§ **GIVEN TASK**
Extract the opening line of the entries and every line after it, stopping at and including the line that contains "(south) -- ++(16,14);". Do not include pictures.

Entries with chart source code:
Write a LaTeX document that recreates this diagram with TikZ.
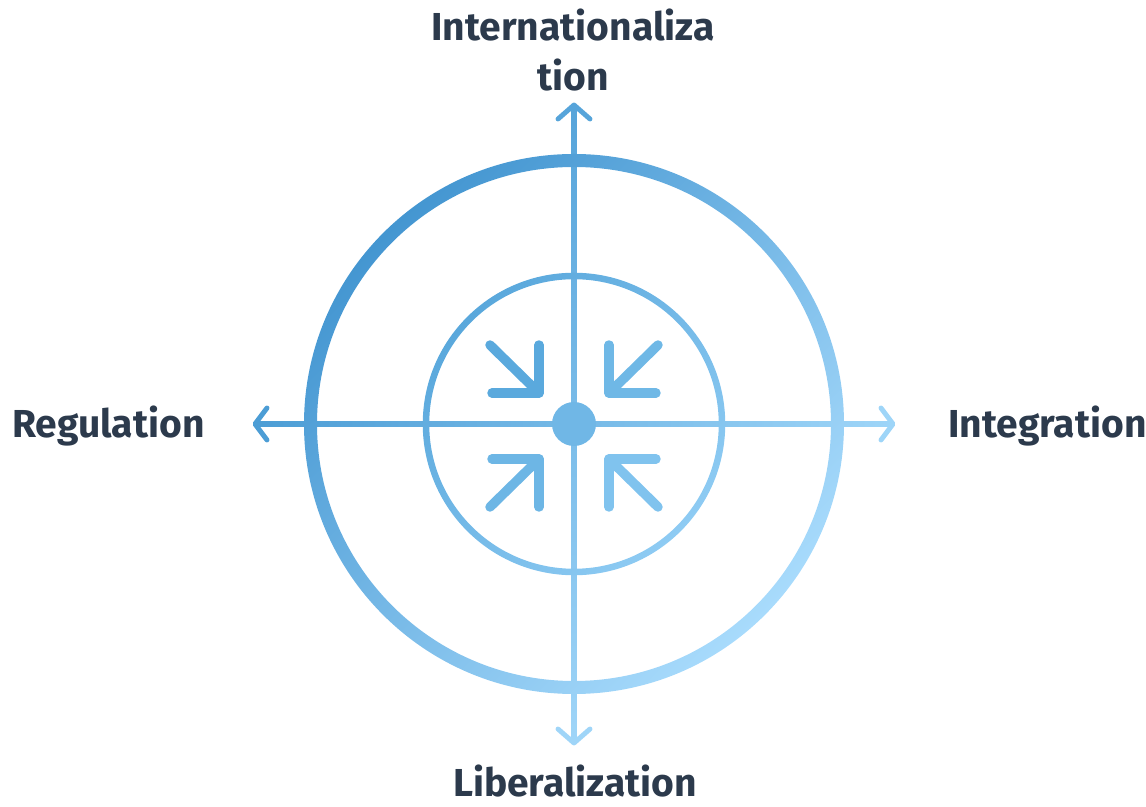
\documentclass[tikz,border=0pt]{standalone}
\usepackage{fontspec}
\setmainfont{Fira Sans}
\usetikzlibrary{positioning}

\definecolor{labeltext}{HTML}{2C3A4C}
\definecolor{ringdark}{HTML}{4496D1}
\definecolor{ringlight}{HTML}{A8DBFC}
\definecolor{innerdark}{HTML}{5AA8DC}
\definecolor{innerlight}{HTML}{8ECBF3}
\definecolor{axwest}{HTML}{4C9DD5}
\definecolor{axeast}{HTML}{9ED5F8}
\definecolor{axnorth}{HTML}{56A4DA}
\definecolor{axsouth}{HTML}{9FD5F8}

\tikzset{
  axislabel/.style={font=\bfseries\fontsize{22.2}{28.4}\selectfont, text=labeltext, align=center, inner sep=0pt},
  chevron/.style={line width=2.8pt, line cap=round, line join=round},
  pointer/.style={line width=5.4pt, line cap=round, line join=round},
}

\begin{document}
\begin{tikzpicture}[x=0.02cm, y=0.02cm]
\useasboundingbox (-574,-383) rectangle (572,424);

% axis ends
\coordinate (hub) at (0,0);
\coordinate (west) at (-319,0);
\coordinate (east) at (319,0);
\coordinate (north) at (0,319);
\coordinate (south) at (0,-319);

% axes
\shade[left color=axwest, right color=axeast] (west) ++(1,-2.5) rectangle ++(636,5);
\shade[top color=axnorth, bottom color=axsouth] (south) ++(-2.5,1) rectangle ++(5,636);
\draw[chevron, axwest] (west) ++(12,16) -- (west) -- ++(12,-16);
\draw[chevron, axeast] (east) ++(-12,16) -- (east) -- ++(-12,-16);
\draw[chevron, axnorth] (north) ++(-16,-14) -- (north) -- ++(16,-14);
\draw[chevron, axsouth] (south) ++(-16,14) -- (south) -- ++(16,14);

% rings
\shade[even odd rule, top color=ringdark, bottom color=ringlight, shading angle=45]
  (hub) circle (270) (hub) circle (257);
\shade[even odd rule, top color=innerdark, bottom color=innerlight, shading angle=45]
  (hub) circle (151.25) (hub) circle (144.75);

% inward pointers
\draw[pointer, color={rgb,255:red,90;green,169;blue,221}] (-35,79) -- (-35,31) -- (-82,31);
\draw[pointer, color={rgb,255:red,90;green,169;blue,221}] (-84,79) -- (-35,31);
\draw[pointer, color={rgb,255:red,111;green,184;blue,230}] (35,79) -- (35,31) -- (82,31);
\draw[pointer, color={rgb,255:red,111;green,184;blue,230}] (84,79) -- (35,31);
\draw[pointer, color={rgb,255:red,109;green,182;blue,229}] (-35,-83) -- (-35,-35) -- (-82,-35);
\draw[pointer, color={rgb,255:red,109;green,182;blue,229}] (-84,-83) -- (-35,-35);
\draw[pointer, color={rgb,255:red,128;green,195;blue,238}] (35,-83) -- (35,-35) -- (82,-35);
\draw[pointer, color={rgb,255:red,128;green,195;blue,238}] (84,-83) -- (35,-35);
\fill[color={rgb,255:red,112;green,183;blue,230}] (hub) circle (22);

% labels
\node[axislabel] (intl) at (-1,374) {Internationaliza\\tion};
\node[axislabel, anchor=base east] (regul) at (-369,-14) {Regulation};
\node[axislabel, anchor=base west] (integ) at (374,-14) {Integration};
\node[axislabel, anchor=base] (liber) at (1,-373) {Liberalization};
\end{tikzpicture}
\end{document}
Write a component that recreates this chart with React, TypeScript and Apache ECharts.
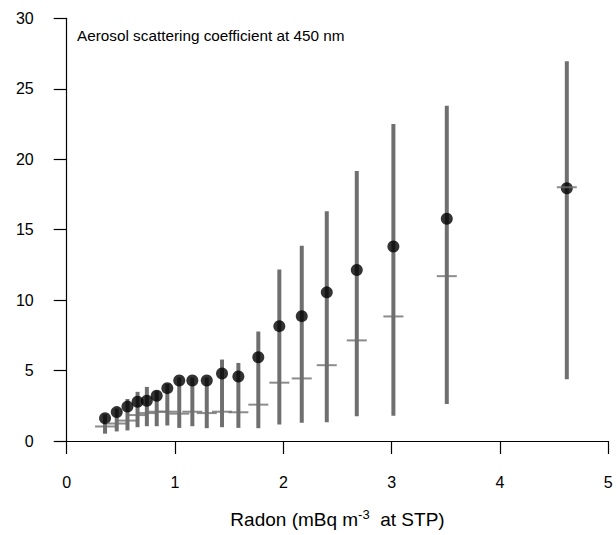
import React, { useEffect, useRef } from "react";
import * as echarts from "echarts";

// Radon concentration (bin centres), mBq m-3 at STP
const radon = [0.354, 0.462, 0.561, 0.654, 0.740, 0.831, 0.929, 1.039, 1.160, 1.293, 1.434, 1.585, 1.769, 1.963, 2.170, 2.401, 2.678, 3.016, 3.509, 4.617];
// Aerosol scattering coefficient at 450 nm
const meanScat = [1.61, 2.05, 2.44, 2.79, 2.86, 3.21, 3.75, 4.29, 4.29, 4.29, 4.79, 4.58, 5.94, 8.15, 8.86, 10.55, 12.14, 13.80, 15.77, 17.94];
const medianScat = [1.03, 1.24, 1.45, 1.84, 1.98, 2.08, 2.08, 1.94, 2.08, 1.98, 2.08, 2.04, 2.58, 4.14, 4.44, 5.38, 7.14, 8.84, 11.70, 18.01];
const lowScat = [0.52, 0.68, 0.75, 0.98, 1.05, 1.05, 1.10, 0.93, 1.05, 0.91, 0.98, 0.93, 0.91, 1.17, 1.29, 1.33, 1.75, 1.80, 2.62, 4.38];
const highScat = [1.9, 2.3, 2.98, 3.49, 3.84, 3.56, 4.05, 4.5, 4.5, 4.5, 5.78, 5.54, 7.77, 12.17, 13.85, 16.31, 19.16, 22.5, 23.79, 26.95];

const xTicks = [0, 1, 2, 3, 4, 5];
const yTicks = [0, 5, 10, 15, 20, 25, 30];

const FONT = "'Liberation Sans', Arial, Helvetica, sans-serif";
const GRAY = "#6f6f6f";

export default function App() {
  const ref = useRef<HTMLDivElement>(null);
  useEffect(() => {
    document.body.style.margin = "0";
    const chart = echarts.init(ref.current!, undefined, { renderer: "svg" });
    const rangeData = radon.map((x, i) => [x, lowScat[i], highScat[i]]);
    const medData = radon.map((x, i) => [x, medianScat[i]]);
    const meanData = radon.map((x, i) => [x, meanScat[i]]);
    const axisLine = { show: true, lineStyle: { color: "#000", width: 1.2 } };
    chart.setOption({
      animation: false,
      textStyle: { fontFamily: FONT },
      grid: { left: 66.7, right: 7.7, top: 18.3, bottom: 89.3, containLabel: false },
      graphic: [
        {
          type: "text",
          left: 77,
          top: 28,
          style: { text: "Aerosol scattering coefficient at 450 nm", font: `15.3px ${FONT}`, fill: "#000" },
        },
      ],
      xAxis: {
        type: "value",
        min: xTicks[0],
        max: xTicks[xTicks.length - 1],
        interval: 1,
        axisLine,
        axisTick: { show: true, length: 13, lineStyle: { color: "#000", width: 1.2 } },
        splitLine: { show: false },
        axisLabel: { fontSize: 16, color: "#000", margin: 33, fontFamily: FONT },
        name: "Radon (mBq m{sup|-3}  at STP)",
        nameLocation: "middle",
        nameGap: 67,
        nameTextStyle: {
          fontSize: 19,
          color: "#000",
          fontFamily: FONT,
          lineHeight: 22,
          rich: {
            sup: { fontSize: 13, verticalAlign: "top", lineHeight: 12, color: "#000", fontFamily: FONT },
          },
        },
      },
      yAxis: {
        type: "value",
        min: yTicks[0],
        max: yTicks[yTicks.length - 1],
        interval: 5,
        axisLine,
        axisTick: { show: true, length: 13, lineStyle: { color: "#000", width: 1.2 } },
        splitLine: { show: false },
        axisLabel: { fontSize: 16, color: "#000", margin: 33, fontFamily: FONT },
      },
      series: [
        {
          type: "custom",
          data: rangeData,
          z: 1,
          renderItem: (params: any, api: any) => {
            const x = api.value(0);
            const p1 = api.coord([x, api.value(1)]);
            const p2 = api.coord([x, api.value(2)]);
            return {
              type: "line",
              shape: { x1: p1[0], y1: p1[1], x2: p2[0], y2: p2[1] },
              style: { stroke: GRAY, lineWidth: 4, lineCap: "butt" },
            };
          },
          encode: { x: 0, y: [1, 2] },
        },
        {
          type: "scatter",
          data: meanData,
          symbol: "circle",
          symbolSize: 12,
          itemStyle: { color: "#000" },
          z: 2,
        },
        {
          type: "scatter",
          data: medData,
          symbol: "rect",
          symbolSize: [20, 2],
          itemStyle: { color: GRAY },
          z: 3,
        },
      ],
    });
    return () => chart.dispose();
  }, []);
  return <div ref={ref} style={{ width: 616, height: 535 }} />;
}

§ **SOLVED EXERCISE**
Write a LaTeX document that recreates this diagram with TikZ.
\documentclass[tikz,border=0pt]{standalone}
\usepackage{fontspec}
\setmainfont{Fira Sans}
\usetikzlibrary{positioning}

\definecolor{labeltext}{HTML}{2C3A4C}
\definecolor{ringdark}{HTML}{4496D1}
\definecolor{ringlight}{HTML}{A8DBFC}
\definecolor{innerdark}{HTML}{5AA8DC}
\definecolor{innerlight}{HTML}{8ECBF3}
\definecolor{axwest}{HTML}{4C9DD5}
\definecolor{axeast}{HTML}{9ED5F8}
\definecolor{axnorth}{HTML}{56A4DA}
\definecolor{axsouth}{HTML}{9FD5F8}

\tikzset{
  axislabel/.style={font=\bfseries\fontsize{22.2}{28.4}\selectfont, text=labeltext, align=center, inner sep=0pt},
  chevron/.style={line width=2.8pt, line cap=round, line join=round},
  pointer/.style={line width=5.4pt, line cap=round, line join=round},
}

\begin{document}
\begin{tikzpicture}[x=0.02cm, y=0.02cm]
\useasboundingbox (-574,-383) rectangle (572,424);

% axis ends
\coordinate (hub) at (0,0);
\coordinate (west) at (-319,0);
\coordinate (east) at (319,0);
\coordinate (north) at (0,319);
\coordinate (south) at (0,-319);

% axes
\shade[left color=axwest, right color=axeast] (west) ++(1,-2.5) rectangle ++(636,5);
\shade[top color=axnorth, bottom color=axsouth] (south) ++(-2.5,1) rectangle ++(5,636);
\draw[chevron, axwest] (west) ++(12,16) -- (west) -- ++(12,-16);
\draw[chevron, axeast] (east) ++(-12,16) -- (east) -- ++(-12,-16);
\draw[chevron, axnorth] (north) ++(-16,-14) -- (north) -- ++(16,-14);
\draw[chevron, axsouth] (south) ++(-16,14) -- (south) -- ++(16,14);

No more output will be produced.